Data for processing ->
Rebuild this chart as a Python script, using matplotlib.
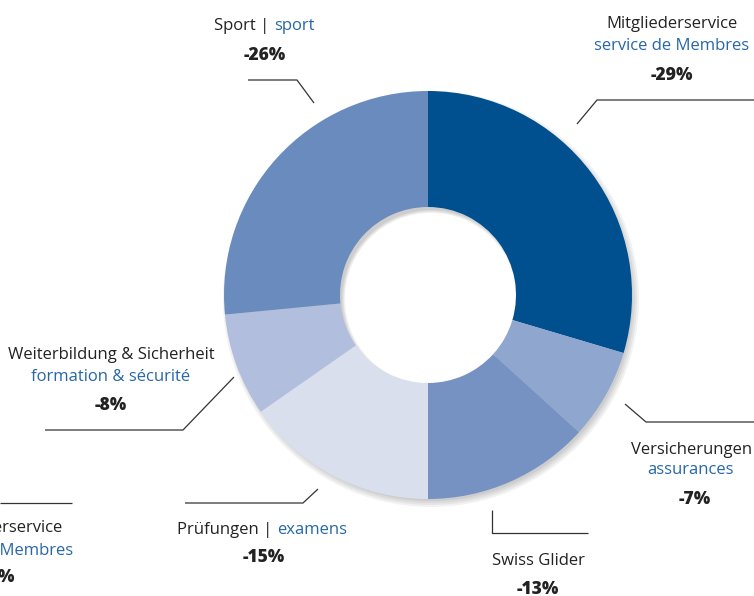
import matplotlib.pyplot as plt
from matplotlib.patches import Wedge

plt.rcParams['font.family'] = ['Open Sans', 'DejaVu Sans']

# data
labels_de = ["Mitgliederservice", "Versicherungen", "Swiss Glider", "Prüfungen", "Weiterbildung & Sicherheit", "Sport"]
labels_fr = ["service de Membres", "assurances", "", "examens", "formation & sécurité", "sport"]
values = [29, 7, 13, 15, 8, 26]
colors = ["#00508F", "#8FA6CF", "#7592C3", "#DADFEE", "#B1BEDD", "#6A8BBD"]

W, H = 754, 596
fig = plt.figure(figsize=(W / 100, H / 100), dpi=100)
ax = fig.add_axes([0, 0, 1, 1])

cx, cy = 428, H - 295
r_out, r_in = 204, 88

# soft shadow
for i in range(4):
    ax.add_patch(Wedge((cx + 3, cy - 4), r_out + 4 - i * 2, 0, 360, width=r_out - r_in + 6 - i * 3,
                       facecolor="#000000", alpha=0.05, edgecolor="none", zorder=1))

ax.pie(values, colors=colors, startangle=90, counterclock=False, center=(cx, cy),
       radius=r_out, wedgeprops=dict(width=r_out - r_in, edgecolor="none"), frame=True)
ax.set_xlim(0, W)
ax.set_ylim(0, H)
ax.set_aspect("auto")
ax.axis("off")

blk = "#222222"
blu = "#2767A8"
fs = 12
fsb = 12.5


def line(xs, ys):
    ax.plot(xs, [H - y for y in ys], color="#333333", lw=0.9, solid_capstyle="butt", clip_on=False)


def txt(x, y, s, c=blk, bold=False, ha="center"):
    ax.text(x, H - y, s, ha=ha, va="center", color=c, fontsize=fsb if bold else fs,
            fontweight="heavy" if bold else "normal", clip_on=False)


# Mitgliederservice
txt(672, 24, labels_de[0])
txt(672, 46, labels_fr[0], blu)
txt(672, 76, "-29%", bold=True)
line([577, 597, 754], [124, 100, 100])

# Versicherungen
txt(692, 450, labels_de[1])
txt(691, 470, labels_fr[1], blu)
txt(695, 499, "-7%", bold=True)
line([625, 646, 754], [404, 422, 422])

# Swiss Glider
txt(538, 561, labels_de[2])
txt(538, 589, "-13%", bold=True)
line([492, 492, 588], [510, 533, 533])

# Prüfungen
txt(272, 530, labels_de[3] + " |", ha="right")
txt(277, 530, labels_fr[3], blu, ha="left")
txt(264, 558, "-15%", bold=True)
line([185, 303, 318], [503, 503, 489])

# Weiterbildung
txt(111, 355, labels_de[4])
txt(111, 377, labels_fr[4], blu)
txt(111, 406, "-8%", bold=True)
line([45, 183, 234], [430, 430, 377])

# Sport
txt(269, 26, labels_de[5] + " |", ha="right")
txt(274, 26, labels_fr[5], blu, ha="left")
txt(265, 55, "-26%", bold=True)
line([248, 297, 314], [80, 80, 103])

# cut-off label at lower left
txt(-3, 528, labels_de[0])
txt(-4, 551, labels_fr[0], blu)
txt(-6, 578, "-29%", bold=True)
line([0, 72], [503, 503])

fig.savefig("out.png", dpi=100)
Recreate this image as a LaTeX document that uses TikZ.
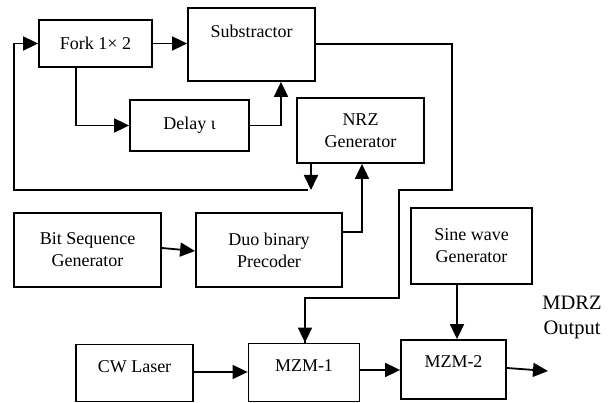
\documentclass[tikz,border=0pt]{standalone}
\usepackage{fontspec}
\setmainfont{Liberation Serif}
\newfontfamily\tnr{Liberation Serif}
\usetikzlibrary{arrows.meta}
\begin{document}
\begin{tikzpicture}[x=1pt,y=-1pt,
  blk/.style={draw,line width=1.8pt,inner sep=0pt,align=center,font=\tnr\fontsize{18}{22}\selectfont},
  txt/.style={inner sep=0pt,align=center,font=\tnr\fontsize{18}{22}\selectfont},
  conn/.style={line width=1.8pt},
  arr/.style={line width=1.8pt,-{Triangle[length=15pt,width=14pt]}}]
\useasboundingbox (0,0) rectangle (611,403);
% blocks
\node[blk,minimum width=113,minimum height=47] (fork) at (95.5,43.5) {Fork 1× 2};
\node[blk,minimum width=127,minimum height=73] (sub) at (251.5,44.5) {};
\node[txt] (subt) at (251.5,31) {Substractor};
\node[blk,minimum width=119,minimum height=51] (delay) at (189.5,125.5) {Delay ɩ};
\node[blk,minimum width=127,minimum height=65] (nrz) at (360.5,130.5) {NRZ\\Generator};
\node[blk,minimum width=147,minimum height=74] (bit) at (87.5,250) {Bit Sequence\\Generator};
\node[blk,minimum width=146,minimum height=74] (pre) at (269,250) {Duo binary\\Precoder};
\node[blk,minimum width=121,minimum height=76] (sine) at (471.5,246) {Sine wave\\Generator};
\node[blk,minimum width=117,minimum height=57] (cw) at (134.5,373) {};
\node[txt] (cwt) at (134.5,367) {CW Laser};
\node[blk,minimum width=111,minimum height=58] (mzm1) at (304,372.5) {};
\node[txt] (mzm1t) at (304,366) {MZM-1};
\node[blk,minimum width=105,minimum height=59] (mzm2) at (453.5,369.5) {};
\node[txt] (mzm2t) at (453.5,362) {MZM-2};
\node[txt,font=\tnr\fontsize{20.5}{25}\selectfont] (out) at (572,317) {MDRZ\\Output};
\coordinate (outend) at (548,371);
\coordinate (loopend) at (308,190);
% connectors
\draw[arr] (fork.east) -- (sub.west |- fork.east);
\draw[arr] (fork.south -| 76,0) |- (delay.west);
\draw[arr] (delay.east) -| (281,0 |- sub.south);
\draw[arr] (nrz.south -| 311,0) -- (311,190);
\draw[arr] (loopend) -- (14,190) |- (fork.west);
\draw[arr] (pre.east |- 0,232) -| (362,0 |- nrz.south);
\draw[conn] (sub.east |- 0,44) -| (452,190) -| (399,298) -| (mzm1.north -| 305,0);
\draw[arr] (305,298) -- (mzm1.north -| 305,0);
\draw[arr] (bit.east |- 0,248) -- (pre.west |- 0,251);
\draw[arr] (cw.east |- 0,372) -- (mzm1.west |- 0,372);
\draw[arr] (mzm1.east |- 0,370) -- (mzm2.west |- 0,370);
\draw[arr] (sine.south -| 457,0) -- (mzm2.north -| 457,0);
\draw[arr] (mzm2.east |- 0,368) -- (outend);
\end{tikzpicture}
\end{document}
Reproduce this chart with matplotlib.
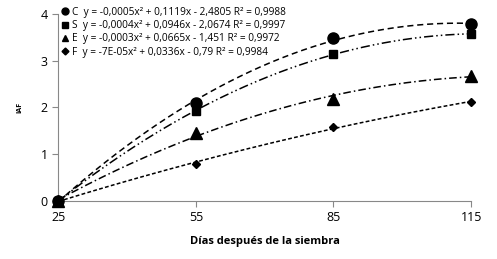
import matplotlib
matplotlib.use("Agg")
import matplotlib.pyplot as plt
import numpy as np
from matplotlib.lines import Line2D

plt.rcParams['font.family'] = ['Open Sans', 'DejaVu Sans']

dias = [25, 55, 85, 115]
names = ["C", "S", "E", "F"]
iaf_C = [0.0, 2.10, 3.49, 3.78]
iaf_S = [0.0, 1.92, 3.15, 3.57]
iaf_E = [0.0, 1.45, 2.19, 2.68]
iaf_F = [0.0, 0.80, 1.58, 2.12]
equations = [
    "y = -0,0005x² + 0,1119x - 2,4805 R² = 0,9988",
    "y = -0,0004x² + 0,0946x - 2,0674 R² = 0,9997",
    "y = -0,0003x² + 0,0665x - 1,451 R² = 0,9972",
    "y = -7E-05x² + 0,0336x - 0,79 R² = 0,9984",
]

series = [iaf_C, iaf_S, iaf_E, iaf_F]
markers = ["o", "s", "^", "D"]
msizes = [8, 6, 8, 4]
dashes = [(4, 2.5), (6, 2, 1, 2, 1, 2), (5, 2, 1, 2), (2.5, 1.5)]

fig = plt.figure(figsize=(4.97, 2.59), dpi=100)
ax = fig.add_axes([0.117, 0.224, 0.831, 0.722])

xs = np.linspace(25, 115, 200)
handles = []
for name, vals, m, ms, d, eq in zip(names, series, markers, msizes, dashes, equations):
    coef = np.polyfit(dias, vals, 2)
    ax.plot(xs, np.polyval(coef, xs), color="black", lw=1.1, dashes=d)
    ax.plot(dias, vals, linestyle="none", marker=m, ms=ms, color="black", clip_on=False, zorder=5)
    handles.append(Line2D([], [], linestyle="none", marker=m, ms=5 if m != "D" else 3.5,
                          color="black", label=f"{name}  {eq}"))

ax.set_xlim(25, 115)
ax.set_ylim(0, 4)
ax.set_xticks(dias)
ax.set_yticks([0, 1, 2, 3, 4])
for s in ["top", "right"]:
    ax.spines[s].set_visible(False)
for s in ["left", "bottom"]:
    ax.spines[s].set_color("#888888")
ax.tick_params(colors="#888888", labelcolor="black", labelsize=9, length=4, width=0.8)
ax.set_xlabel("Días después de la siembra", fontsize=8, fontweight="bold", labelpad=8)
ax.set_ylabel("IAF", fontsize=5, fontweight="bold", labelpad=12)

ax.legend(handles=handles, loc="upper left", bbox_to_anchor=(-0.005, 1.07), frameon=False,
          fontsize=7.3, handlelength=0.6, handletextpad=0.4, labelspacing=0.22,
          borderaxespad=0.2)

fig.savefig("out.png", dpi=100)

Task details ->
Within the listing above, find every line containing the string "chart" and return it.

Response ->
Rebuild this chart as a Python script, using matplotlib.
Reproduce this chart with matplotlib.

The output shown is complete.